My characters have personalities and personality can only be full if you know certain events that formed that personality. Real people don't have insecurities for the hell of it. Events caused them and the people around them either fed them and grew them or helped the character lessen them. So not only does the character have center stage, but all the other characters that made him or her the way they are need their spot as well.
I name my characters for several reasons. They are directly involved with the main character as a love interest, a guiding figure, a friend figure or a nemesis figure.
So taking my first novel, the main character is Vespias Firstlight. Her world was shaped by her parents Vesperis and Vashnir. In the society they come from, the first child usually has a name that mimics the father. She also had three younger siblings, Veron, Vashira and Windsong. Veron was named after his grandfather who also contributed to the children's growth as did his wife Yava. They were the parents of Vashnir who was the third of eight children.
So before two chapters are through, the character list is at nine, simply because I only named two of the other seven children that Veron and Yava had.
The main message that I'm getting is that a lot of writers don't name as many characters because they "don't want to confuse" their readers. To me, what is being said is "my readers are too stupid to follow character interactions".
If you go to a friend's house one day and they introduce you to their family, does it throw you for a loop? Of course not. What it does, is give you a frame of reference for when they relate a story from their youth. A story might be funny because when the character talks about the stupid look on their brother's face, knowing the face helps to make the story funnier. Knowing what role supporting characters have in the protagonist's life makes it that much easier to accept the fictional character as being real. Once that is established, their story is that much better.
I just find it odd that a writer would think of his readers as stupid, or at least lacking the intelligence to understand who is who and the amount of importance they carry. I like to think my readers are smart. Very smart. Genius-level smart. The smarter my readers are, the smarter it makes me because I can keep them entertained. I can spark an intelligent person's imagination and speak to them on intelligent levels.
I like to think of myself as intelligent. Certainly above the neanderthal stage of evolution. And as a member of the intelligent portion of society, why would I ever want to write for the other ones? You know, the people that only buy books with pictures. To me, to dumb down your work because you think your readers can't handle what amounts to normal life is in itself...well, to put it mildly, stupid.
Even stupid people remember the people in their life. To say that readers can't follow characters in a book implies that they are extraordinarily stupid. Epically stupid.
Thankfully, not every writer thinks this way. Writers want you to feel the full experience of their work. At least I do. I want my readers to feel the joy and pain my characters feel. I want them to smile when good things happen.
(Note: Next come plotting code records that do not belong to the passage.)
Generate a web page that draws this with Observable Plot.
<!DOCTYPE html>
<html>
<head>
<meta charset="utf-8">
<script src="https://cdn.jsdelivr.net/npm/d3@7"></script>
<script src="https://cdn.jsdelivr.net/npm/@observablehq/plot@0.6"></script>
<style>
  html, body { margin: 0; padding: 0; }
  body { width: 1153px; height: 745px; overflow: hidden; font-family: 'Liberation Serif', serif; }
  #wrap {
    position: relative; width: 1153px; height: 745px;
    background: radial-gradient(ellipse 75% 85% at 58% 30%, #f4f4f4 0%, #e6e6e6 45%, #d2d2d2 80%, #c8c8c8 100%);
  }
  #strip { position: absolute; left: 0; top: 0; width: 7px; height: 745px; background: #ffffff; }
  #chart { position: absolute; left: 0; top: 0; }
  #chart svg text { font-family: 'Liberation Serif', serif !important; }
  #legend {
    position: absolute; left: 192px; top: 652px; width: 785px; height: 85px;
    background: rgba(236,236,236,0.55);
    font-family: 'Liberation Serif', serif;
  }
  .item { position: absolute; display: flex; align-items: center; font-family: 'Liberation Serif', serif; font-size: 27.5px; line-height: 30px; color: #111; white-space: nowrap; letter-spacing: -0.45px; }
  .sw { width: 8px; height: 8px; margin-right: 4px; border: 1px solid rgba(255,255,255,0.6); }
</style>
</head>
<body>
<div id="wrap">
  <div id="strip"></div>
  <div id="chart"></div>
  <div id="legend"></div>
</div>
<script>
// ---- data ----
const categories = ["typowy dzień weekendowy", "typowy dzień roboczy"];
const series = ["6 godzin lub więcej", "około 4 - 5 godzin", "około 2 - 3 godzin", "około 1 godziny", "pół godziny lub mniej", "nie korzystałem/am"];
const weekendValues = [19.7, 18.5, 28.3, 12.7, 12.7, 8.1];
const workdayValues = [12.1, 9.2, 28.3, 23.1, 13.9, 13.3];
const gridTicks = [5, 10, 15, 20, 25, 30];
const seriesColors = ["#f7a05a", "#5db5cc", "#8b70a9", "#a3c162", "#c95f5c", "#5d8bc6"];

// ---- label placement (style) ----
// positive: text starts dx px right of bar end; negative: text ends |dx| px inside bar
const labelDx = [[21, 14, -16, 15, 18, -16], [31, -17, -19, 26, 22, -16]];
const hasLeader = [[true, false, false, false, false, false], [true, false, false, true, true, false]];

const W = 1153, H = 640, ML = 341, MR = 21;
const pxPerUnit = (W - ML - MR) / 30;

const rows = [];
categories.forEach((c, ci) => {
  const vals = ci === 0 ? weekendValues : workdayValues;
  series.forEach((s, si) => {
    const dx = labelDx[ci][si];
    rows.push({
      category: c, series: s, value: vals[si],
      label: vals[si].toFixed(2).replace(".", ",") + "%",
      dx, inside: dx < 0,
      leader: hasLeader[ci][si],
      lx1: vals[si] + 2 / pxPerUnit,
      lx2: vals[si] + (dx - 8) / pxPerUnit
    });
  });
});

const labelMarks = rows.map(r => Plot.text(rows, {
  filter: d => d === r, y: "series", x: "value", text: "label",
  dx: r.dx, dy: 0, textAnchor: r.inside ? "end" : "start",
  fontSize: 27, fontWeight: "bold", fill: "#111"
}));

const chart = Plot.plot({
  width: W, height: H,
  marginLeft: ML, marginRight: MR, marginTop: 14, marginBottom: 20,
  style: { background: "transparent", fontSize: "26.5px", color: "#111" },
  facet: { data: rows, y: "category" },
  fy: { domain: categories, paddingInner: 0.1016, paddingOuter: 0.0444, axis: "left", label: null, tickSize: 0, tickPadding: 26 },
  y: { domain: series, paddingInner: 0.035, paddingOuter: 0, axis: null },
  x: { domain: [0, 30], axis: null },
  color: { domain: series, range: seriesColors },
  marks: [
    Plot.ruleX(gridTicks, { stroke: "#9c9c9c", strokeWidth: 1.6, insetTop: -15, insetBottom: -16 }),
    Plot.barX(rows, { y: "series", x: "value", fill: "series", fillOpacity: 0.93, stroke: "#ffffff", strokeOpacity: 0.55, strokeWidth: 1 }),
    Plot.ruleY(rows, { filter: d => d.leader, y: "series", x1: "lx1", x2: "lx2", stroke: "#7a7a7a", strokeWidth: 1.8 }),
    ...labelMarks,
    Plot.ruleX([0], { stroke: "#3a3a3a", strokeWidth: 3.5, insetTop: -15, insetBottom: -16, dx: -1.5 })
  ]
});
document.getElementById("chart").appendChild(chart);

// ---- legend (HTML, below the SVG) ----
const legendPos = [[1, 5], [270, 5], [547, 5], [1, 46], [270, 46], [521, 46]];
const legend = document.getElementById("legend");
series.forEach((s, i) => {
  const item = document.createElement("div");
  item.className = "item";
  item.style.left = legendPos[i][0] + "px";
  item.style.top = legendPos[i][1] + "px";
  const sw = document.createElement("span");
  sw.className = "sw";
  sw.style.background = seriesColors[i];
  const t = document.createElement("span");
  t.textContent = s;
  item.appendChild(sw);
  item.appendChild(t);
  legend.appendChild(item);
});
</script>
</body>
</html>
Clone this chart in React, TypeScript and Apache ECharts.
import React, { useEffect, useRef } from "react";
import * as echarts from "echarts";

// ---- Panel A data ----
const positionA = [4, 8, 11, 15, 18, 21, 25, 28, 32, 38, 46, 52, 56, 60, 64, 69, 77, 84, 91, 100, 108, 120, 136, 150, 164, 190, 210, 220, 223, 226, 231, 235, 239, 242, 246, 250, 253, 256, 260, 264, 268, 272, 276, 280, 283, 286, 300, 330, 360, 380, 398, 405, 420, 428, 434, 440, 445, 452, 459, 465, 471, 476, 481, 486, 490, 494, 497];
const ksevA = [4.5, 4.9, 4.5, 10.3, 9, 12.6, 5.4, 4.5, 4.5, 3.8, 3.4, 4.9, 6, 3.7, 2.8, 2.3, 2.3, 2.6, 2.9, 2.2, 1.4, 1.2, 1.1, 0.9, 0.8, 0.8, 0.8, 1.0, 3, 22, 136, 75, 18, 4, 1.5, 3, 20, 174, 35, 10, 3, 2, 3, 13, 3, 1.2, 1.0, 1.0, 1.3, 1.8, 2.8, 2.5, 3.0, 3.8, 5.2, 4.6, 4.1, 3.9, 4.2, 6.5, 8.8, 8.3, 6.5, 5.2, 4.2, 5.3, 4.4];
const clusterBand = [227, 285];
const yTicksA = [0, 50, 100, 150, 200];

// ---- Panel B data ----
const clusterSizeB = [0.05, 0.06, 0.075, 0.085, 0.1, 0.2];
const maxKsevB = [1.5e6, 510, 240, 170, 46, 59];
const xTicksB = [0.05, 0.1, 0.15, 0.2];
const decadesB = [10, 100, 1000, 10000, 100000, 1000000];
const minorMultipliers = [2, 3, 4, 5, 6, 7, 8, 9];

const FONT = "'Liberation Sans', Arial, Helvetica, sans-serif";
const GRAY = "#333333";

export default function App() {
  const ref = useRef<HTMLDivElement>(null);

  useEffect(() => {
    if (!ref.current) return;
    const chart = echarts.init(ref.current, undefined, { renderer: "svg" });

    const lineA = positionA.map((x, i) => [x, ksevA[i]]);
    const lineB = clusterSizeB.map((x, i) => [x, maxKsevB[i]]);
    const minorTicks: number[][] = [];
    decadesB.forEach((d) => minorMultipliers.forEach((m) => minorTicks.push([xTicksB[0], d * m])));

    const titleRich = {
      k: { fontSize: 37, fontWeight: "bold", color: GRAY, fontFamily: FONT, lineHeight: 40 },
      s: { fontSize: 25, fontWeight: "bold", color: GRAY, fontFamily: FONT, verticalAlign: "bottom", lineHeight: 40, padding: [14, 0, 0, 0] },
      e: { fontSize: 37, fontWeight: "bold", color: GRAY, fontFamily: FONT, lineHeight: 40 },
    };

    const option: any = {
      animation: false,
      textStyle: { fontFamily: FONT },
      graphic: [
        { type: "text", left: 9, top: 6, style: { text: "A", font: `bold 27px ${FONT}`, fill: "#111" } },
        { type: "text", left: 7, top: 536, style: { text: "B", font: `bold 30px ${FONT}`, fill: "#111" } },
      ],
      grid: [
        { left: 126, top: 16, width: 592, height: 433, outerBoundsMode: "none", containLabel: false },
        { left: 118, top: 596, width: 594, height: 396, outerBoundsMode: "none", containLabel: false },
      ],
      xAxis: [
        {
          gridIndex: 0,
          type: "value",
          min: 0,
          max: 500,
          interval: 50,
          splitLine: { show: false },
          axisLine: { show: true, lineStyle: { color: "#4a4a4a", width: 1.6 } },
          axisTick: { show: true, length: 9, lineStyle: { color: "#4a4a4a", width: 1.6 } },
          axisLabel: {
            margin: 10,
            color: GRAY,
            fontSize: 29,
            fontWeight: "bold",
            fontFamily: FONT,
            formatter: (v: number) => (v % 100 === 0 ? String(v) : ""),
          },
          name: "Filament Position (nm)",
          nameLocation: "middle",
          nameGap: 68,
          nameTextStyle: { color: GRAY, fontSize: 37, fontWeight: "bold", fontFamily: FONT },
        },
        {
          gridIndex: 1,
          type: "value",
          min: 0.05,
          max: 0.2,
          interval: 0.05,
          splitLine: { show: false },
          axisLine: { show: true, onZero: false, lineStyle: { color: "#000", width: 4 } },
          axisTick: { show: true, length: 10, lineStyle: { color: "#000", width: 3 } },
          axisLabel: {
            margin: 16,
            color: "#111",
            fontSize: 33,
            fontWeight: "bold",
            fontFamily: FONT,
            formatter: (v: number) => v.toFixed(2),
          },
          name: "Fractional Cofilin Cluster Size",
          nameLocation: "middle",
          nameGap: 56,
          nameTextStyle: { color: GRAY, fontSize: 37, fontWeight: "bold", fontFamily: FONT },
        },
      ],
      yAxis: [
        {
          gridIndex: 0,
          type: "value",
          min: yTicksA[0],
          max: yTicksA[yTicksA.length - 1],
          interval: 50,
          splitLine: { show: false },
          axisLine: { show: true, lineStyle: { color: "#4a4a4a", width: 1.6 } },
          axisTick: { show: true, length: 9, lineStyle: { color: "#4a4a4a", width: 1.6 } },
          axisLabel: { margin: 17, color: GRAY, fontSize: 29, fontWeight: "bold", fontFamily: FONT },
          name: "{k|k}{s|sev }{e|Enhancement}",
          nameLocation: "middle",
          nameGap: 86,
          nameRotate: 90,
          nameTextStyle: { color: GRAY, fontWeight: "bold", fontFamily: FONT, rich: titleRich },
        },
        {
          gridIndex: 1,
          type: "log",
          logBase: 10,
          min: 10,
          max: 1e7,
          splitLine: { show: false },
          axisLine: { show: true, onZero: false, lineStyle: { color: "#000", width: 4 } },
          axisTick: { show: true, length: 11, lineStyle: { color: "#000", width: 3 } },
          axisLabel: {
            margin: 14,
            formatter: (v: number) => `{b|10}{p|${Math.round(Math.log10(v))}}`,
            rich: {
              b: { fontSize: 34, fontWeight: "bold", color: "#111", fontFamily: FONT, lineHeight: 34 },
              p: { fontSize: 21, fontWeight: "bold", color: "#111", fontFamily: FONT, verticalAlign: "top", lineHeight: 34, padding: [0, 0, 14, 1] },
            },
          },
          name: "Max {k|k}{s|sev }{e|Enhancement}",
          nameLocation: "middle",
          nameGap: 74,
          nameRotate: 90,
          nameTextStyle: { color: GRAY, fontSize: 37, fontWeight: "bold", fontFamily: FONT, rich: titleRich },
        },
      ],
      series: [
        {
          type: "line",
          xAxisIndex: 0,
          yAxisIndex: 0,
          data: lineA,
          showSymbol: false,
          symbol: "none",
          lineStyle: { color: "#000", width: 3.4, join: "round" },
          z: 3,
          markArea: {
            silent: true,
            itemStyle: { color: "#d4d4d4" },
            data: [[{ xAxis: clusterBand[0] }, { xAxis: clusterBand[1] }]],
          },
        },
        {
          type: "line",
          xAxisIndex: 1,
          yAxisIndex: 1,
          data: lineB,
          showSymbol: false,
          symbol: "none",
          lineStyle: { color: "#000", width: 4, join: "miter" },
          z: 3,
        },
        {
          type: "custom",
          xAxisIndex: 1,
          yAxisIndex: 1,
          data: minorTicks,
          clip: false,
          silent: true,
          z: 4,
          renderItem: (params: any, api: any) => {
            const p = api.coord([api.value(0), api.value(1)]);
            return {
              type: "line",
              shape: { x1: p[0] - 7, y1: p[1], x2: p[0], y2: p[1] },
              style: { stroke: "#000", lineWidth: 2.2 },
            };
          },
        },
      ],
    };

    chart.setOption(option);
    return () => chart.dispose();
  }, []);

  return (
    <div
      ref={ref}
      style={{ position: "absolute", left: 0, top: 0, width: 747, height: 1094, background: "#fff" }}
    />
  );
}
I had a reader yell at me when a character died because it made her cry. She cried at a fictional character's fictional death. She threatened to never forgive me if I didn't find a way to bring him back. To me, that was a big, fat EXCELLENT! To bring emotions to my readers is what I want. To elicit an emotion like sorrow means I made that character real enough and human enough for my reader to see him or her as a real person. And I did it by using my readers intelligence, not by thinking they're stupid.